China and India wallowed in poverty when their production of food was insufficient for their needs; now, with their successful green revolutions behind them, they are rapidly joining the ranks of the most powerful economies on Earth.

Now look at the situation in Africa. It is the only continent on which famine is still a regular occurrence. One third of Africa's population of close to a billion people is malnourished - that means over 300m people do not have enough to eat on a day-to-day basis. Africa as a whole imports more food than it produces. Yet 60% of Africa's population is directly engaged in agriculture. As Michael Foster, director of the Sasakawa-Global (SG 2000) programme in Uganda puts it: "You cannot be on a farm and importing food!"

Africa is the only continent on which food yields have stagnated. Between 1962 and 2004, yield per hectare in sub-Saharan Africa remained virtually the same at one ton per hectare; in contrast, over the same period, yield per hectare in Latin America more than doubled; it has increased over threefold in Asia and almost doubled to over four tons per hectare in developed countries.

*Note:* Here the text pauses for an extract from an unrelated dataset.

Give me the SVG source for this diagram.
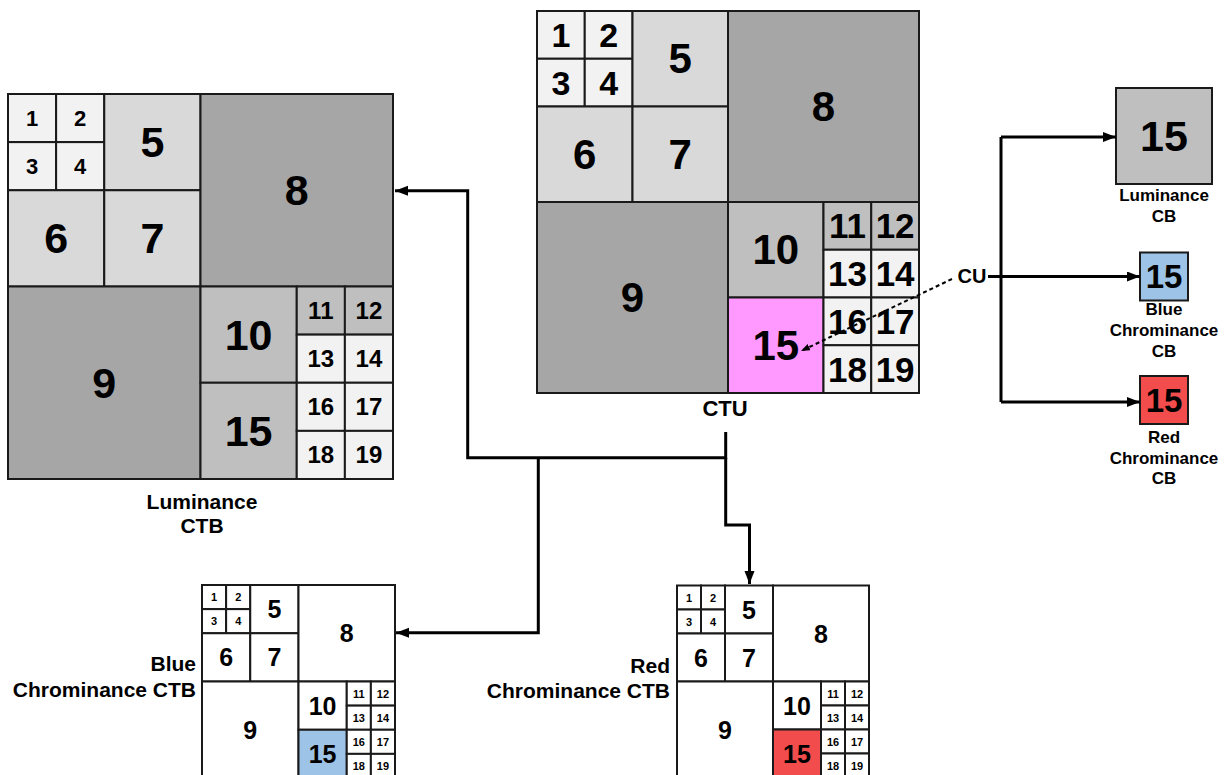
<svg xmlns="http://www.w3.org/2000/svg" width="1227" height="775" viewBox="0 0 1227 775">
<style>
text{font-family:"Liberation Sans",Arial,sans-serif;font-weight:bold;fill:#000}
.n{text-anchor:middle;dominant-baseline:central}
.c rect{stroke:#1a1a1a;stroke-width:2}
.lt{fill:#f2f2f2}.ml{fill:#d9d9d9}.md{fill:#bfbfbf}.dk{fill:#a6a6a6}.wh{fill:#fff}
.mag{fill:#ff99ff}.blu{fill:#9dc3e6}.red{fill:#f24c4c}
.lbc{font-size:21px;text-anchor:middle}
.lbr{font-size:21px;text-anchor:end}
.sl{font-size:17px;text-anchor:middle}
.w{fill:none;stroke:#000;stroke-width:3}
.d{fill:none;stroke:#000;stroke-width:2;stroke-dasharray:4 3}
</style>
<defs>
<marker id="ah" markerUnits="userSpaceOnUse" markerWidth="14" markerHeight="11" refX="13" refY="5" orient="auto"><path d="M0,0 L13,5 L0,10 z" fill="#000"/></marker>
<marker id="ahs" markerUnits="userSpaceOnUse" markerWidth="10" markerHeight="8" refX="9" refY="3.5" orient="auto"><path d="M0,0 L9,3.5 L0,7 z" fill="#000"/></marker>
</defs>

<g id="ctu" class="c">
<rect class="lt" x="537" y="11" width="47.75" height="47.75"/>
<rect class="lt" x="584.75" y="11" width="47.75" height="47.75"/>
<rect class="lt" x="537" y="58.75" width="47.75" height="47.75"/>
<rect class="lt" x="584.75" y="58.75" width="47.75" height="47.75"/>
<rect class="ml" x="632.5" y="11" width="95.5" height="95.5"/>
<rect class="ml" x="537" y="106.5" width="95.5" height="95.5"/>
<rect class="ml" x="632.5" y="106.5" width="95.5" height="95.5"/>
<rect class="dk" x="728" y="11" width="191" height="191"/>
<rect class="dk" x="537" y="202" width="191" height="191"/>
<rect class="md" x="728" y="202" width="95.5" height="95.5"/>
<rect class="md" x="823.5" y="202" width="47.75" height="47.75"/>
<rect class="md" x="871.25" y="202" width="47.75" height="47.75"/>
<rect class="lt" x="823.5" y="249.75" width="47.75" height="47.75"/>
<rect class="lt" x="871.25" y="249.75" width="47.75" height="47.75"/>
<rect class="mag" x="728" y="297.5" width="95.5" height="95.5"/>
<rect class="lt" x="823.5" y="297.5" width="47.75" height="47.75"/>
<rect class="lt" x="871.25" y="297.5" width="47.75" height="47.75"/>
<rect class="lt" x="823.5" y="345.25" width="47.75" height="47.75"/>
<rect class="lt" x="871.25" y="345.25" width="47.75" height="47.75"/>
<g style="font-size:34px">
<text class="n" x="560.9" y="34.9">1</text><text class="n" x="608.6" y="34.9">2</text>
<text class="n" x="560.9" y="82.6">3</text><text class="n" x="608.6" y="82.6">4</text>
</g>
<g style="font-size:42px">
<text class="n" x="680.25" y="58.75">5</text><text class="n" x="584.75" y="154.25">6</text>
<text class="n" x="680.25" y="154.25">7</text><text class="n" x="823.5" y="106.5">8</text>
<text class="n" x="632.5" y="297.5">9</text><text class="n" x="775.75" y="249.75">10</text>
<text class="n" x="775.75" y="345.25">15</text>
</g>
<g style="font-size:35px">
<text class="n" x="847.4" y="225.9">11</text><text class="n" x="895.1" y="225.9">12</text>
<text class="n" x="847.4" y="273.6">13</text><text class="n" x="895.1" y="273.6">14</text>
<text class="n" x="847.4" y="321.4">16</text><text class="n" x="895.1" y="321.4">17</text>
<text class="n" x="847.4" y="369.1">18</text><text class="n" x="895.1" y="369.1">19</text>
</g>
<text x="725" y="416" style="font-size:22px;text-anchor:middle">CTU</text>
</g>

<g id="luma-ctb" class="c">
<rect class="lt" x="8" y="94" width="48.125" height="48.125"/>
<rect class="lt" x="56.125" y="94" width="48.125" height="48.125"/>
<rect class="lt" x="8" y="142.125" width="48.125" height="48.125"/>
<rect class="lt" x="56.125" y="142.125" width="48.125" height="48.125"/>
<rect class="ml" x="104.25" y="94" width="96.25" height="96.25"/>
<rect class="ml" x="8" y="190.25" width="96.25" height="96.25"/>
<rect class="ml" x="104.25" y="190.25" width="96.25" height="96.25"/>
<rect class="dk" x="200.5" y="94" width="192.5" height="192.5"/>
<rect class="dk" x="8" y="286.5" width="192.5" height="192.5"/>
<rect class="md" x="200.5" y="286.5" width="96.25" height="96.25"/>
<rect class="md" x="296.75" y="286.5" width="48.125" height="48.125"/>
<rect class="md" x="344.875" y="286.5" width="48.125" height="48.125"/>
<rect class="lt" x="296.75" y="334.625" width="48.125" height="48.125"/>
<rect class="lt" x="344.875" y="334.625" width="48.125" height="48.125"/>
<rect class="md" x="200.5" y="382.75" width="96.25" height="96.25"/>
<rect class="lt" x="296.75" y="382.75" width="48.125" height="48.125"/>
<rect class="lt" x="344.875" y="382.75" width="48.125" height="48.125"/>
<rect class="lt" x="296.75" y="430.875" width="48.125" height="48.125"/>
<rect class="lt" x="344.875" y="430.875" width="48.125" height="48.125"/>
<g style="font-size:22px">
<text class="n" x="32.1" y="118.1">1</text><text class="n" x="80.2" y="118.1">2</text>
<text class="n" x="32.1" y="166.2">3</text><text class="n" x="80.2" y="166.2">4</text>
</g>
<g style="font-size:43px">
<text class="n" x="152.4" y="142.1">5</text><text class="n" x="56.1" y="238.4">6</text>
<text class="n" x="152.4" y="238.4">7</text><text class="n" x="296.75" y="190.25">8</text>
<text class="n" x="104.25" y="382.75">9</text><text class="n" x="248.6" y="334.6">10</text>
<text class="n" x="248.6" y="430.9">15</text>
</g>
<g style="font-size:24px">
<text class="n" x="320.8" y="310.6">11</text><text class="n" x="368.9" y="310.6">12</text>
<text class="n" x="320.8" y="358.7">13</text><text class="n" x="368.9" y="358.7">14</text>
<text class="n" x="320.8" y="406.8">16</text><text class="n" x="368.9" y="406.8">17</text>
<text class="n" x="320.8" y="454.9">18</text><text class="n" x="368.9" y="454.9">19</text>
</g>
<text class="lbc" x="202" y="509">Luminance</text>
<text class="lbc" x="202" y="533">CTB</text>
</g>

<g id="blue-ctb" class="c">
<rect class="wh" x="202" y="585" width="24.125" height="24.125"/>
<rect class="wh" x="226.125" y="585" width="24.125" height="24.125"/>
<rect class="wh" x="202" y="609.125" width="24.125" height="24.125"/>
<rect class="wh" x="226.125" y="609.125" width="24.125" height="24.125"/>
<rect class="wh" x="250.25" y="585" width="48.25" height="48.25"/>
<rect class="wh" x="202" y="633.25" width="48.25" height="48.25"/>
<rect class="wh" x="250.25" y="633.25" width="48.25" height="48.25"/>
<rect class="wh" x="298.5" y="585" width="96.5" height="96.5"/>
<rect class="wh" x="202" y="681.5" width="96.5" height="96.5"/>
<rect class="wh" x="298.5" y="681.5" width="48.25" height="48.25"/>
<rect class="wh" x="346.75" y="681.5" width="24.125" height="24.125"/>
<rect class="wh" x="370.875" y="681.5" width="24.125" height="24.125"/>
<rect class="wh" x="346.75" y="705.625" width="24.125" height="24.125"/>
<rect class="wh" x="370.875" y="705.625" width="24.125" height="24.125"/>
<rect class="blu" x="298.5" y="729.75" width="48.25" height="48.25"/>
<rect class="wh" x="346.75" y="729.75" width="24.125" height="24.125"/>
<rect class="wh" x="370.875" y="729.75" width="24.125" height="24.125"/>
<rect class="wh" x="346.75" y="753.875" width="24.125" height="24.125"/>
<rect class="wh" x="370.875" y="753.875" width="24.125" height="24.125"/>
<g style="font-size:11px">
<text class="n" x="214.1" y="597.1">1</text><text class="n" x="238.2" y="597.1">2</text>
<text class="n" x="214.1" y="621.2">3</text><text class="n" x="238.2" y="621.2">4</text>
<text class="n" x="358.8" y="693.6">11</text><text class="n" x="382.9" y="693.6">12</text>
<text class="n" x="358.8" y="717.7">13</text><text class="n" x="382.9" y="717.7">14</text>
<text class="n" x="358.8" y="741.8">16</text><text class="n" x="382.9" y="741.8">17</text>
<text class="n" x="358.8" y="765.9">18</text><text class="n" x="382.9" y="765.9">19</text>
</g>
<g style="font-size:25px">
<text class="n" x="274.4" y="609.1">5</text><text class="n" x="226.1" y="657.4">6</text>
<text class="n" x="274.4" y="657.4">7</text><text class="n" x="346.75" y="633.25">8</text>
<text class="n" x="250.25" y="729.75">9</text><text class="n" x="322.6" y="705.6">10</text>
<text class="n" x="322.6" y="753.9">15</text>
</g>
<text class="lbr" x="196" y="671">Blue</text>
<text class="lbr" x="196" y="697">Chrominance CTB</text>
</g>

<g id="red-ctb" class="c">
<rect class="wh" x="677" y="585.5" width="24" height="24"/>
<rect class="wh" x="701" y="585.5" width="24" height="24"/>
<rect class="wh" x="677" y="609.5" width="24" height="24"/>
<rect class="wh" x="701" y="609.5" width="24" height="24"/>
<rect class="wh" x="725" y="585.5" width="48" height="48"/>
<rect class="wh" x="677" y="633.5" width="48" height="48"/>
<rect class="wh" x="725" y="633.5" width="48" height="48"/>
<rect class="wh" x="773" y="585.5" width="96" height="96"/>
<rect class="wh" x="677" y="681.5" width="96" height="96"/>
<rect class="wh" x="773" y="681.5" width="48" height="48"/>
<rect class="wh" x="821" y="681.5" width="24" height="24"/>
<rect class="wh" x="845" y="681.5" width="24" height="24"/>
<rect class="wh" x="821" y="705.5" width="24" height="24"/>
<rect class="wh" x="845" y="705.5" width="24" height="24"/>
<rect class="red" x="773" y="729.5" width="48" height="48"/>
<rect class="wh" x="821" y="729.5" width="24" height="24"/>
<rect class="wh" x="845" y="729.5" width="24" height="24"/>
<rect class="wh" x="821" y="753.5" width="24" height="24"/>
<rect class="wh" x="845" y="753.5" width="24" height="24"/>
<g style="font-size:11px">
<text class="n" x="689" y="597.5">1</text><text class="n" x="713" y="597.5">2</text>
<text class="n" x="689" y="621.5">3</text><text class="n" x="713" y="621.5">4</text>
<text class="n" x="833" y="693.5">11</text><text class="n" x="857" y="693.5">12</text>
<text class="n" x="833" y="717.5">13</text><text class="n" x="857" y="717.5">14</text>
<text class="n" x="833" y="741.5">16</text><text class="n" x="857" y="741.5">17</text>
<text class="n" x="833" y="765.5">18</text><text class="n" x="857" y="765.5">19</text>
</g>
<g style="font-size:25px">
<text class="n" x="749" y="609.5">5</text><text class="n" x="701" y="657.5">6</text>
<text class="n" x="749" y="657.5">7</text><text class="n" x="821" y="633.5">8</text>
<text class="n" x="725" y="729.5">9</text><text class="n" x="797" y="705.5">10</text>
<text class="n" x="797" y="753.5">15</text>
</g>
<text class="lbr" x="670" y="673">Red</text>
<text class="lbr" x="670" y="698">Chrominance CTB</text>
</g>

<g id="luma-cb" class="c">
<rect class="md" x="1116" y="88" width="96" height="96"/>
<text class="n" x="1164" y="136" style="font-size:43px">15</text>
<text class="sl" x="1164" y="201">Luminance</text>
<text class="sl" x="1164" y="222">CB</text>
</g>
<g id="blue-cb" class="c">
<rect class="blu" x="1140" y="252.5" width="48" height="48"/>
<text class="n" x="1164" y="276.5" style="font-size:33px">15</text>
<text class="sl" x="1164" y="315">Blue</text>
<text class="sl" x="1164" y="336">Chrominance</text>
<text class="sl" x="1164" y="357">CB</text>
</g>
<g id="red-cb" class="c">
<rect class="red" x="1140" y="376" width="48" height="48"/>
<text class="n" x="1164" y="400" style="font-size:33px">15</text>
<text class="sl" x="1164" y="443">Red</text>
<text class="sl" x="1164" y="464">Chrominance</text>
<text class="sl" x="1164" y="484">CB</text>
</g>
<g id="cu">
<text x="972" y="283" style="font-size:20px;text-anchor:middle">CU</text>
</g>

<g id="connectors">
<path class="w" d="M725.7,432 V457.7 H467.7 V190.7 H395" marker-end="url(#ah)"/>
<path class="w" d="M538.3,457.7 V632.7 H396" marker-end="url(#ah)"/>
<path class="w" d="M725.7,457.7 V525 H749.5 V584" marker-end="url(#ah)"/>
<path class="w" d="M1001,137 V402"/>
<path class="w" d="M1001,137 H1116" marker-end="url(#ah)"/>
<path class="w" d="M988,276.5 H1140" marker-end="url(#ah)"/>
<path class="w" d="M1001,402 H1140" marker-end="url(#ah)"/>
<path class="d" d="M952,279 L801,351" marker-end="url(#ahs)"/>
</g>
</svg>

But to really put these figures in perspective, in 1962 Africa produced about 0.75t per hectare while the developed world produced around 1.75t per hectare.

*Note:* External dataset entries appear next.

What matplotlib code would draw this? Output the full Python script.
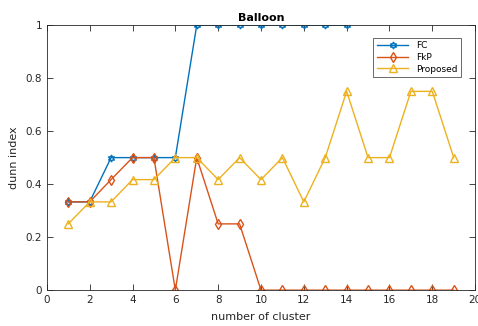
import matplotlib.pyplot as plt
import numpy as np

### DUNN INDEX vs NUMBER OF CLUSTER (BALLOON) ###

x_fc = [1, 2, 3, 4, 5, 6, 7, 8, 9, 10, 11, 12, 13, 14]
fc = [0.333, 0.333, 0.5, 0.5, 0.5, 0.5, 1, 1, 1, 1, 1, 1, 1, 1]

x_fkp = list(range(1, 20))
fkp = [0.333, 0.333, 0.417, 0.5, 0.5, 0.0, 0.5, 0.25, 0.25, 0, 0, 0, 0, 0, 0, 0, 0, 0, 0]

x_prop = list(range(1, 20))
proposed = [0.25, 0.333, 0.333, 0.417, 0.417, 0.5, 0.5, 0.417, 0.5, 0.417,
            0.5, 0.333, 0.5, 0.75, 0.5, 0.5, 0.75, 0.75, 0.5]

fig = plt.figure(figsize=(4.78, 3.26), dpi=100)
ax = fig.add_axes([0.098, 0.110, 0.896, 0.813])

ax.plot(x_fc, fc, color="#0072BD", marker=(6, 1, 0), ms=5, mfc="none", lw=1, label="FC")
ax.plot(x_fkp, fkp, color="#D95319", marker="d", ms=5.5, mfc="none", lw=1, label="FkP")
ax.plot(x_prop, proposed, color="#EDB120", marker="^", ms=6, mfc="none", lw=1, label="Proposed")

ax.set_xlim(0, 20)
ax.set_ylim(0, 1)
ax.set_xticks(np.arange(0, 21, 2))
ax.set_yticks([0, 0.2, 0.4, 0.6, 0.8, 1])
ax.set_yticklabels(["0", "0.2", "0.4", "0.6", "0.8", "1"])
ax.tick_params(direction="in", top=True, right=True, labelsize=7.5, colors="#262626", length=4, width=0.6)
for s in ax.spines.values():
    s.set_linewidth(0.6)
    s.set_color("#262626")

ax.set_title("Balloon", fontsize=8, fontweight="bold", pad=3)
ax.set_xlabel("number of cluster", fontsize=8, color="#262626", labelpad=5)
ax.set_ylabel("dunn index", fontsize=8, color="#262626", labelpad=5)

leg = ax.legend(loc="upper right", fontsize=6.5, fancybox=False, edgecolor="#262626",
                bbox_to_anchor=(0.977, 0.97), borderpad=0.4, handlelength=3.5, labelspacing=0.3)
leg.get_frame().set_linewidth(0.6)

plt.savefig("out.png", dpi=100)
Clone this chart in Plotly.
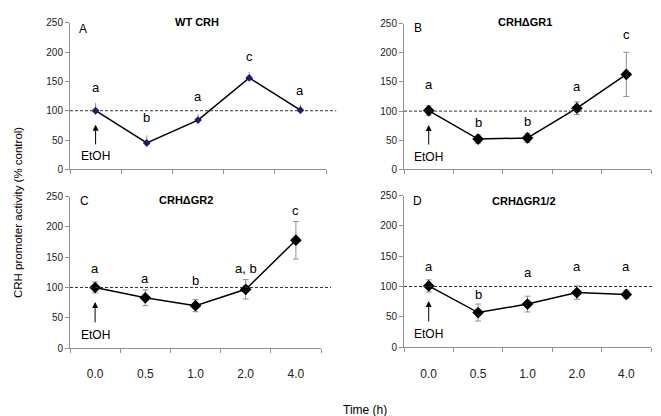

So, while Africa's population has burgeoned, its food output has not moved an inch. Is it any wonder that it spends around $4bn annually to import food? This figure does not even take into account the value of food aid that has been flooding the continent. All considered, the 'food market" is worth around $20bn but African farmers cannot access most of it. (See story, page 19)

The scenario does not get any brighter looking into the future. As a continent, Africa's farmland is the most denuded in the world. Some 75% of African farmland, 170m hectares, is degraded. The rate of loss of nutrients in the soil is also grim: this ranges from 30kg per hectare to over 60kg per hectare.

Here is another sobering fact: while production in South Asia has increased three fold, the area under cultivation has increased by only around 10%; in Africa, while production has stagnated, the area under cultivation has more than doubled. This means that as farmlands become degraded and the yields wither, more and more marginal and forest land is cleared to grow crops. This lack of cover further adds to land degradation.

Given this scenario, no continent is in greater need for fertiliser than Africa and yet, Africa's use of fertiliser is only 2% of the world average. The astonishing thing is that Africa has more phosphate deposits (a principal ingredient in the manufacture of fertiliser) than any other region! (See story on fertiliser use, page18).

Severe crisis

To say that Africa's food agriculture is in severe crisis is a laughable understatement. It was clear, right from the 1960s when most of Africa achieved independence, that food self-sufficiency, let alone food surplus, was the number one priority in Africa's quest for economic independence. Kwame Nkrumah, with his usual foresight, urged, implored and begged African leaders to place agriculture, especially the production of food crops, at the top of their agendas. His advice was largely ignored as was the agriculture sector. It was near the bottom of the pile in budgetary allocations.

But not all African countries took the same dismissive attitude to food. South Africa and the then Rhodesia, both facing possibilities of economic sanctions, devoted considerable resources to food. They provided subsidies, built storage capacities and introduced marketing and pricing mechanisms that prevented dramatic price collapses when harvests were good. In this way, they ensured not only sufficiency but surpluses without destabilising prices. On the back of this, they were able to devote human and other resources to develop their industrial and financial sectors.